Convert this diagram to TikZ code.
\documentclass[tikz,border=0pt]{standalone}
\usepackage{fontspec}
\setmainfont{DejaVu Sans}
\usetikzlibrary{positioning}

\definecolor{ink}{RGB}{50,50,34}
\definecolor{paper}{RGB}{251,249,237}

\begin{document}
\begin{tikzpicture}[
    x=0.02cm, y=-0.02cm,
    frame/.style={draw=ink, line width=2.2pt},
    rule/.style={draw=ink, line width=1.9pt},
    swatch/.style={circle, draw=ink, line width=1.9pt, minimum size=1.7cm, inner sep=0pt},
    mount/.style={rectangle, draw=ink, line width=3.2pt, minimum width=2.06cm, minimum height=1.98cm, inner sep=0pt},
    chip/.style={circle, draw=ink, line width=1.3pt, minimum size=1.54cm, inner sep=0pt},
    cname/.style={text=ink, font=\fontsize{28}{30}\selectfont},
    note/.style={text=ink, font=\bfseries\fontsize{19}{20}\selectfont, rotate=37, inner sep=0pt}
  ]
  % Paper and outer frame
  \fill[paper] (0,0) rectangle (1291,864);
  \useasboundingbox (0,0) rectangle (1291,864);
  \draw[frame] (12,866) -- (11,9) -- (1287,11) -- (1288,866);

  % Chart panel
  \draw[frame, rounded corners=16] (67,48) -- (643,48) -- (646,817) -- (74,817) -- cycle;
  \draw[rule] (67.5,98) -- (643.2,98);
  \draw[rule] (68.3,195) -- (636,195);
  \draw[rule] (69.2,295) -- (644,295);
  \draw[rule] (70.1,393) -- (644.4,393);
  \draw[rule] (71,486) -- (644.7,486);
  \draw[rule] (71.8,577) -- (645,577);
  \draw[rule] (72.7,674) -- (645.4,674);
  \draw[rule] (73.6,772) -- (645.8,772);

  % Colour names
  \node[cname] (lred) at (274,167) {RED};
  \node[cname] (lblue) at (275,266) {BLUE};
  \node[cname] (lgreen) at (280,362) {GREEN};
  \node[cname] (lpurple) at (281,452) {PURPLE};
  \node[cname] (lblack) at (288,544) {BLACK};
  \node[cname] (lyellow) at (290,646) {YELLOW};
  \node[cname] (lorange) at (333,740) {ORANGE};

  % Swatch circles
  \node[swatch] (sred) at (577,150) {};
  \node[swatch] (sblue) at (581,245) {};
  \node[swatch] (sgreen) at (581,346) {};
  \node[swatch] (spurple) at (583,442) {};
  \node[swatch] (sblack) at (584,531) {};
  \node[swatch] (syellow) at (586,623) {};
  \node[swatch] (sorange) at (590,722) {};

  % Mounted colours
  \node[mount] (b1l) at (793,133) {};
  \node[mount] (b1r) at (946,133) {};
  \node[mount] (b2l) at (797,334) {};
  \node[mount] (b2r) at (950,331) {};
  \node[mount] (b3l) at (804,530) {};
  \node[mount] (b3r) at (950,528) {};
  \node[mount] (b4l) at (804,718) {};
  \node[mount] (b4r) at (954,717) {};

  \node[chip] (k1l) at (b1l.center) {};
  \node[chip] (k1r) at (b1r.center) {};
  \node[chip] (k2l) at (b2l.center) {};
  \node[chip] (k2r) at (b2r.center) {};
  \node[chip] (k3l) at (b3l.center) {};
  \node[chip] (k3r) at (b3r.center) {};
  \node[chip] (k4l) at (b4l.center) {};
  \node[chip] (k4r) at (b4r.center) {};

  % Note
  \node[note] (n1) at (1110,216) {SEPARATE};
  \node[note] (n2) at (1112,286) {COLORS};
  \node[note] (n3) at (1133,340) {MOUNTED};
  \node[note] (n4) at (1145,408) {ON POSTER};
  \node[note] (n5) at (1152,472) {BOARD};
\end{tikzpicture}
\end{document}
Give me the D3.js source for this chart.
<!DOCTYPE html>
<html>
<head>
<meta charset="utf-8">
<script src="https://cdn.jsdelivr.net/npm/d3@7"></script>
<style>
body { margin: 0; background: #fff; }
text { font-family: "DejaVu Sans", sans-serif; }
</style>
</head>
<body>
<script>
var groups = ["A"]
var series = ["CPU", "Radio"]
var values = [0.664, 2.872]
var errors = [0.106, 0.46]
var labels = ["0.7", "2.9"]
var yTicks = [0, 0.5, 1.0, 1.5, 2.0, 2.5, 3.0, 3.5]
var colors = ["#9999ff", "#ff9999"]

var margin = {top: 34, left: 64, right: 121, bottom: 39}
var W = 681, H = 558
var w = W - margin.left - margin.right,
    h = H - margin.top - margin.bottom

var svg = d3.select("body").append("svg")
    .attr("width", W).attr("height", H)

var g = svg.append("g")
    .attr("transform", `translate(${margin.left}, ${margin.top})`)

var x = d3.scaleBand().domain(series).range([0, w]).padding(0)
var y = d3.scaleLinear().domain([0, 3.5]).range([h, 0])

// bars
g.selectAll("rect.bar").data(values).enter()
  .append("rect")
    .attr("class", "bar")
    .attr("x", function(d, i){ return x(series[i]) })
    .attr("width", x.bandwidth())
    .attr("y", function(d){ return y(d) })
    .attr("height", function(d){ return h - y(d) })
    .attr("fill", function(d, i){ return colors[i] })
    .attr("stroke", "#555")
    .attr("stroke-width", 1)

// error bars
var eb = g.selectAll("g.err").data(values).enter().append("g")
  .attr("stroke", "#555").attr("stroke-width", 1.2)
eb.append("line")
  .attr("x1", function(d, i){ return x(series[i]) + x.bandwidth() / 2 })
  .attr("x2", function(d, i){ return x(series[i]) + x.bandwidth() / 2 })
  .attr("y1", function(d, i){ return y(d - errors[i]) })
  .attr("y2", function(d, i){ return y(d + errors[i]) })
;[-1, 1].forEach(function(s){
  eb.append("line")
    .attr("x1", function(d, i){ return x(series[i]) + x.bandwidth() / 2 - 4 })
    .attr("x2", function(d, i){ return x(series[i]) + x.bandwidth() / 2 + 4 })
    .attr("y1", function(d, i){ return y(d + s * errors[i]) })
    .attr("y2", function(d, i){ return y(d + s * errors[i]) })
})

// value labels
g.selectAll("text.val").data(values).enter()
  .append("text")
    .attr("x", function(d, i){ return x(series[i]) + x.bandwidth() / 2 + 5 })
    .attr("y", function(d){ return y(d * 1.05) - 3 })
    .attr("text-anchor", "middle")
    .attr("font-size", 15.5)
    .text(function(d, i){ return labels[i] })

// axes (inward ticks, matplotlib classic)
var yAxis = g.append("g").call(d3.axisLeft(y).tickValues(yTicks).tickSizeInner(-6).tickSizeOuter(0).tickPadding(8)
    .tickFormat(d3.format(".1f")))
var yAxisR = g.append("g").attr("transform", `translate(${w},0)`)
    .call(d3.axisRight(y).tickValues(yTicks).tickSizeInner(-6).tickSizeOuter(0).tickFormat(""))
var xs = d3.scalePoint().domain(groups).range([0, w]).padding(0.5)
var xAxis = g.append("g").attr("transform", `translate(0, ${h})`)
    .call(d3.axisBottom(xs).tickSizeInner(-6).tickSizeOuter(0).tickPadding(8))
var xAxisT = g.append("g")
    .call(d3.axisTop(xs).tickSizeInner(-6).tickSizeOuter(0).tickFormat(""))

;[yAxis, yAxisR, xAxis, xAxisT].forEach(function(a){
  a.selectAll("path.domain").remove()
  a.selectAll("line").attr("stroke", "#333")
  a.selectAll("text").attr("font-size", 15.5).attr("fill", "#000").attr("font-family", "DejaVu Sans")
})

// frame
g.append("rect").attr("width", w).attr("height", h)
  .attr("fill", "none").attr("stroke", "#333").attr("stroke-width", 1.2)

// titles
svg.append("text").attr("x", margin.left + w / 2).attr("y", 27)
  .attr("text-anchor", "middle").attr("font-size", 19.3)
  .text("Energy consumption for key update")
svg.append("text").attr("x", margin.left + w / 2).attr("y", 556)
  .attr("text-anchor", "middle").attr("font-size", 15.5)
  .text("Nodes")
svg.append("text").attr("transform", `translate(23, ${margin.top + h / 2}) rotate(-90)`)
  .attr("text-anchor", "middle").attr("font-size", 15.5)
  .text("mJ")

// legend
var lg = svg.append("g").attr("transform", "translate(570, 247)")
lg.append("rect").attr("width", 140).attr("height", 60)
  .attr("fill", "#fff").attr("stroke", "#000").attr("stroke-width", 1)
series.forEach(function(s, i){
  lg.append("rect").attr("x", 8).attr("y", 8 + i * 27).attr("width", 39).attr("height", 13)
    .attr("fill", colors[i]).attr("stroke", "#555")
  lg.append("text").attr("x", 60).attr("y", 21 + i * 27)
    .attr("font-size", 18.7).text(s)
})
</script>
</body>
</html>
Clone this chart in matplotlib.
———
## Request
Using the listing above, list every line in which the string "matplotlib" occurs.

## Task output
// axes (inward ticks, matplotlib classic)
Clone this chart in matplotlib.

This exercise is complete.